Perspectives on the assimilation of immigrants and indigenous people


[Oleksa:]
The late 1800s when Alaska was just becoming sort of an integral part of the United States, the federal policy was at that time not just for Native Americans, but especially for immigrants, to learn how to be Anglo-Americans. That was the standard against which the immigrants and also the indigenous people were compared. And the Native people, of course, didn’t know that Anglo-Americans existed. The federal government decided that we need to assimilate them into the melting pot like everybody else. The immigrants were eager to be assimilated, that’s why they came, but the indigenous people had a very different attitude toward the dominant culture. It wasn’t the culture they had chosen to join. They hadn’t decided to come to America; they were already here, and the immigrant could assimilate into Anglo-American culture because the survival of their ancestral culture was not their responsibility.
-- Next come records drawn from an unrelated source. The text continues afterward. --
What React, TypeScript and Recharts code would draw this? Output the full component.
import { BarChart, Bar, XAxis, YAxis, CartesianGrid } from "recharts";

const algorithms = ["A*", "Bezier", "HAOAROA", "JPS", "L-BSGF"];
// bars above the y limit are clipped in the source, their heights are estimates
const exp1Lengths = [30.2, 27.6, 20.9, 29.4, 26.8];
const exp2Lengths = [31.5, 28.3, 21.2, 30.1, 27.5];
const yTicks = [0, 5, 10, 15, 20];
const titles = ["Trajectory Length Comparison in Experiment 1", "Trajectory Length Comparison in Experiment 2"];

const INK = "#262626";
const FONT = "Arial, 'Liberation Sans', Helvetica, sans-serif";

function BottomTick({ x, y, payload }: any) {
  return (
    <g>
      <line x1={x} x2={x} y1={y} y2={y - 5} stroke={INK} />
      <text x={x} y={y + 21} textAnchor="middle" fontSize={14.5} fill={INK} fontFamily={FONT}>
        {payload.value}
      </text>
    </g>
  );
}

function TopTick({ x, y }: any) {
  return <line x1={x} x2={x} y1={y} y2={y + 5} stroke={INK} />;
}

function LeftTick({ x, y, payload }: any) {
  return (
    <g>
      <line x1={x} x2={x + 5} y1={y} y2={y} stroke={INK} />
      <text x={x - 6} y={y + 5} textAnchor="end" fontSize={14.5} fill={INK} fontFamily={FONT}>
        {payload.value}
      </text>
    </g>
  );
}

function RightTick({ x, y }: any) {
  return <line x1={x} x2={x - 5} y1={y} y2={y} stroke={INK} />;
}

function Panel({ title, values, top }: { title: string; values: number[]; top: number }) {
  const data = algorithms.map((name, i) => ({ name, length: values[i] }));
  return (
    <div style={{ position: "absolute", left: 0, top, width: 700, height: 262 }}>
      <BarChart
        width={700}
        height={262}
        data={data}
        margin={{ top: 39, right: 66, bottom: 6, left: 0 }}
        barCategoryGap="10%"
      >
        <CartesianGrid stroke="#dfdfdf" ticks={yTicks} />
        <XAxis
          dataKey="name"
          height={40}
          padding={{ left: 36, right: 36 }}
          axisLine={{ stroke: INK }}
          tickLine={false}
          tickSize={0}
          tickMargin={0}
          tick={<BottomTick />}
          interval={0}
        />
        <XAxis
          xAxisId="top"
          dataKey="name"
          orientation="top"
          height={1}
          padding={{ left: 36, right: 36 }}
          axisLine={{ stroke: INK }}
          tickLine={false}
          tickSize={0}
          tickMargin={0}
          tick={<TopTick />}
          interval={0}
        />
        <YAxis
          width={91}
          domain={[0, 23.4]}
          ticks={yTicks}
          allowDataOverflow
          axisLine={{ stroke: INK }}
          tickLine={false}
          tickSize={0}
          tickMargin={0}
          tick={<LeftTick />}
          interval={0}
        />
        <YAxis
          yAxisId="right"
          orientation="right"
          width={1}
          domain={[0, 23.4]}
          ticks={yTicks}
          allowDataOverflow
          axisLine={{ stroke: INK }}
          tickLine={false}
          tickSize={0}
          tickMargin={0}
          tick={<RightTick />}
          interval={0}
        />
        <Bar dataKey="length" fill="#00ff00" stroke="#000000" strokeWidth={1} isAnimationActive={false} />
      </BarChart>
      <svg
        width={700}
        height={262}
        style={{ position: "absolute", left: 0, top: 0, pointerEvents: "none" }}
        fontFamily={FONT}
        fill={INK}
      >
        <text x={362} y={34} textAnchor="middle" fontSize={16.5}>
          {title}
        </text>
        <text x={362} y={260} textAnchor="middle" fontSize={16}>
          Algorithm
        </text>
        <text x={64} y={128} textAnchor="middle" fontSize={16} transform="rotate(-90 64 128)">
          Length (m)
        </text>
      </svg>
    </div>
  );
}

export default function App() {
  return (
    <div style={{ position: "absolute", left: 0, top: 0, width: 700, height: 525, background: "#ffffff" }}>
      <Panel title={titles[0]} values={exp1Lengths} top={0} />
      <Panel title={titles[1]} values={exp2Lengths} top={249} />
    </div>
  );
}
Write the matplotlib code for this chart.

There was a homeland, whether it was Lithuania or Greece or Slovakia, where millions of people were going to take care of the survival and continuation of that culture, its language, its folk traditions, its poetry, history, literature, and so forth. forth. But for Native Americans to assimilate meant to cooperate in the demise of that culture. So it puts an indigenous tribe into a very different relationship to the dominant culture. Immigrants are eager to join and fit in and be accepted. Indigenous people are doing everything they can, probably since 1492 to remain unique and distinct.